There are several tax decisions to consider before filing tax returns as a couple after marriage. Namely, there are two status options: Married Filing Separately and Married Filing Jointly. There are advantages and disadvantages to each of those options to weigh in on. It’s recommended to get the neutral input of a professional tax relief attorney to assist in choosing the best option for your situation. Below, the advantages and disadvantages of each filing status will be explained.
Filing jointly qualifies the couple for several valuable tax breaks including, but not limited to: adoption credit, earned income credit, child and dependent credit, and traditional IRA deductions. It may mean a bigger tax refund and having a lower tax liability for the couple (offering IRS tax relief) – and it is usually the more financially advantageous choice. However, there are some instances where it is advantageous and even suitable to file separately. There is such a thing as the “joint and several liabilities where a spouse can be held liable for their spouse’s past financial actions. In such a case, this is where an “Innocent Spouse Relief” would come in handy when a spouse fails to adequately report income. To qualify, the IRS requires meeting all of the following requirements:
- The individual filed a joint return that had an understatement of tax (deficiency) that’s solely attributed to the spouse’s erroneous items. Erroneous items include income received by the spouse but omitted from the return, as well as incorrectly reported credits, deductions, and property.
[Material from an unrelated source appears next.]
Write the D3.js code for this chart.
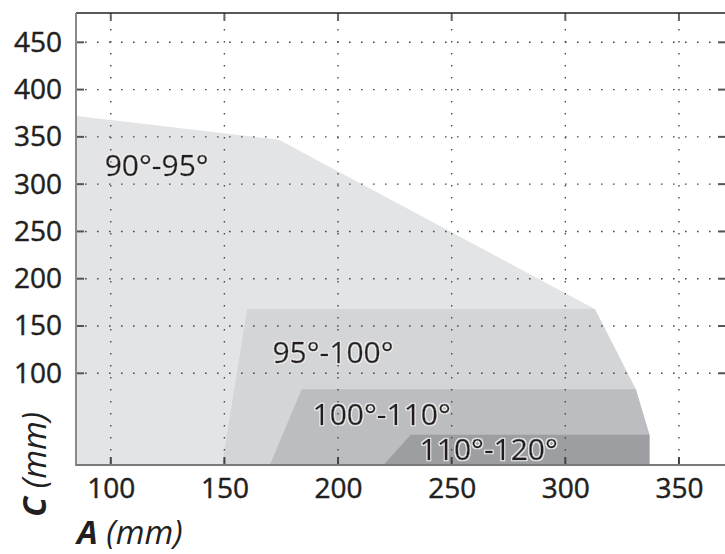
<!DOCTYPE html>
<html>
<head>
<meta charset="utf-8">
<script src="https://cdn.jsdelivr.net/npm/d3@7"></script>
<style>
  body { margin: 0; background: #fff; }
  svg { display: block; font-family: "Open Sans", "Noto Sans", sans-serif; }
  .tick-label text { fill: #231f20; stroke: #231f20; stroke-width: 0.45px; }
</style>
</head>
<body>
<div id="chart"></div>
<script>

// axis values
var xTicks = [100, 150, 200, 250, 300, 350];
var yTicks = [100, 150, 200, 250, 300, 350, 400, 450];

// zone outlines, [A, C] in mm
var zone90 = [[85, 3], [85, 372], [174, 347], [313, 168], [331, 83], [337, 35], [337, 3]];
var zone95 = [[149, 3], [160, 168], [313, 168], [331, 83], [337, 35], [337, 3]];
var zone100 = [[170, 3], [184, 83], [331, 83], [337, 35], [337, 3]];
var zone110 = [[220, 3], [232, 35], [337, 35], [337, 3]];

var zoneNames = ["90°-95°", "95°-100°", "100°-110°", "110°-120°"];
var zoneLabelAt = [[120.2, 308.6], [197.8, 110.9], [219.2, 45.3], [266.3, 8.5]];
var zoneColors = ["#e3e4e6", "#d4d5d7", "#bcbdc0", "#9d9ea1"];

var W = 725, H = 554;
var plotL = 76, plotR = 726, plotT = 13, plotB = 465;

var svg = d3.select("#chart").append("svg")
    .attr("width", W)
    .attr("height", H);

// light halo round the zone labels
var halo = svg.append("defs").append("filter")
    .attr("id", "halo")
    .attr("x", "-10%").attr("y", "-20%")
    .attr("width", "120%").attr("height", "140%");
halo.append("feMorphology")
    .attr("in", "SourceAlpha").attr("operator", "dilate")
    .attr("radius", 1.2).attr("result", "grown");
halo.append("feFlood").attr("flood-color", "#eeeeee").attr("result", "light");
halo.append("feComposite")
    .attr("in", "light").attr("in2", "grown").attr("operator", "in")
    .attr("result", "ring");
var merge = halo.append("feMerge");
merge.append("feMergeNode").attr("in", "ring");
merge.append("feMergeNode").attr("in", "SourceGraphic");

var x = d3.scaleLinear().domain([84.7, 370.7]).range([plotL, plotR]);
var y = d3.scaleLinear().domain([3, 481]).range([plotB, plotT]);

var area = d3.line()
    .x(function (d) { return x(d[0]); })
    .y(function (d) { return y(d[1]); });

var zones = [zone90, zone95, zone100, zone110];

svg.selectAll("path.zone")
    .data(zones)
    .enter()
    .append("path")
    .attr("class", "zone")
    .attr("d", function (d) { return area(d) + "Z"; })
    .attr("fill", function (d, i) { return zoneColors[i]; });

// dotted grid
svg.append("g").selectAll("line")
    .data(yTicks)
    .enter()
    .append("line")
    .attr("x1", plotL).attr("x2", plotR)
    .attr("y1", function (d) { return y(d); })
    .attr("y2", function (d) { return y(d); })
    .attr("stroke", "#4a4a4a")
    .attr("stroke-width", 1.4)
    .attr("stroke-dasharray", "1.6,10.4")
    .attr("stroke-dashoffset", -9);

svg.append("g").selectAll("line")
    .data(xTicks)
    .enter()
    .append("line")
    .attr("y1", plotT).attr("y2", plotB)
    .attr("x1", function (d) { return x(d); })
    .attr("x2", function (d) { return x(d); })
    .attr("stroke", "#4a4a4a")
    .attr("stroke-width", 1.4)
    .attr("stroke-dasharray", "1.6,10.4")
    .attr("stroke-dashoffset", -4);

// inward ticks
var tk = 8;
svg.append("g").selectAll("line")
    .data(xTicks)
    .enter()
    .append("line")
    .attr("x1", function (d) { return x(d); })
    .attr("x2", function (d) { return x(d); })
    .attr("y1", plotT).attr("y2", plotT + tk)
    .attr("stroke", "#666").attr("stroke-width", 2);

svg.append("g").selectAll("line")
    .data(xTicks)
    .enter()
    .append("line")
    .attr("x1", function (d) { return x(d); })
    .attr("x2", function (d) { return x(d); })
    .attr("y1", plotB).attr("y2", plotB - tk)
    .attr("stroke", "#444").attr("stroke-width", 2);

svg.append("g").selectAll("line")
    .data(yTicks)
    .enter()
    .append("line")
    .attr("x1", plotL).attr("x2", plotL + tk)
    .attr("y1", function (d) { return y(d); })
    .attr("y2", function (d) { return y(d); })
    .attr("stroke", "#555").attr("stroke-width", 2);

svg.append("g").selectAll("line")
    .data(yTicks)
    .enter()
    .append("line")
    .attr("x1", plotR - 8).attr("x2", plotR)
    .attr("y1", function (d) { return y(d); })
    .attr("y2", function (d) { return y(d); })
    .attr("stroke", "#555").attr("stroke-width", 2);

// frame
svg.append("line")
    .attr("x1", plotL).attr("x2", plotR).attr("y1", plotT).attr("y2", plotT)
    .attr("stroke", "#231f20").attr("stroke-width", 1.6);
svg.append("line")
    .attr("x1", plotL).attr("x2", plotL).attr("y1", plotT).attr("y2", plotB + 1)
    .attr("stroke", "#8a8a8a").attr("stroke-width", 2);
svg.append("line")
    .attr("x1", plotL).attr("x2", plotR).attr("y1", plotB).attr("y2", plotB)
    .attr("stroke", "#7a7a7a").attr("stroke-width", 2);

// tick labels
var xAxis = svg.append("g")
    .attr("class", "tick-label")
    .attr("transform", "translate(0," + plotB + ")")
    .call(d3.axisBottom(x).tickValues(xTicks).tickSize(0).tickPadding(13));
xAxis.select(".domain").remove();
xAxis.selectAll("text")
    .style("font-size", "28px")
    .style("font-family", "'Open Sans', sans-serif");

var yAxis = svg.append("g")
    .attr("class", "tick-label")
    .attr("transform", "translate(" + plotL + ",0)")
    .call(d3.axisLeft(y).tickValues(yTicks).tickSize(0).tickPadding(14));
yAxis.select(".domain").remove();
yAxis.selectAll("text")
    .style("font-size", "28px")
    .style("font-family", "'Open Sans', sans-serif");

// zone labels
svg.selectAll("text.zone-label")
    .data(zoneNames)
    .enter()
    .append("text")
    .attr("class", "zone-label")
    .attr("x", function (d, i) { return x(zoneLabelAt[i][0]); })
    .attr("y", function (d, i) { return y(zoneLabelAt[i][1]); })
    .attr("text-anchor", "middle")
    .attr("filter", "url(#halo)")
    .style("font-size", "30px")
    .attr("fill", "#231f20")
    .attr("stroke", "#231f20")
    .attr("stroke-width", 0.5)
    .text(function (d) { return d; });

// axis titles
var xt = svg.append("text")
    .attr("x", 77)
    .attr("y", 544)
    .attr("fill", "#231f20")
    .style("font-size", "33px")
    .style("font-style", "italic");
xt.append("tspan").style("font-weight", "bold").text("A");
xt.append("tspan").text(" (mm)");

var yt = svg.append("text")
    .attr("transform", "translate(46,517) rotate(-90)")
    .attr("fill", "#231f20")
    .style("font-size", "33px")
    .style("font-style", "italic");
yt.append("tspan").style("font-weight", "bold").text("C");
yt.append("tspan").text(" (mm)");

</script>
</body>
</html>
- The individual establishes at the time they signed the return that they didn’t know about the errors and had no reason to know that there was an understatement of tax.
- Considering facts and circumstances, it would be unfair to hold the spouse liable for the understatement of tax.
This is a legal situation that is best sorted out by consulting with a tax consultant.
On the other hand, there are also advantages to filing separately, where the individual and their spouse can choose to file on their income and assets separately. It means that the individual is considered single by the IRS and can qualify for Head of Household status. It will result in lower returns and filing separately, meaning that they are ineligible for several IRS assistance measures like deductions, credits, and exemptions that a couple filing jointly would qualify for. However, this status is a good protective measure for tax relief when the spouse has unpaid taxes, excessive student loan payments, and are high-income earners.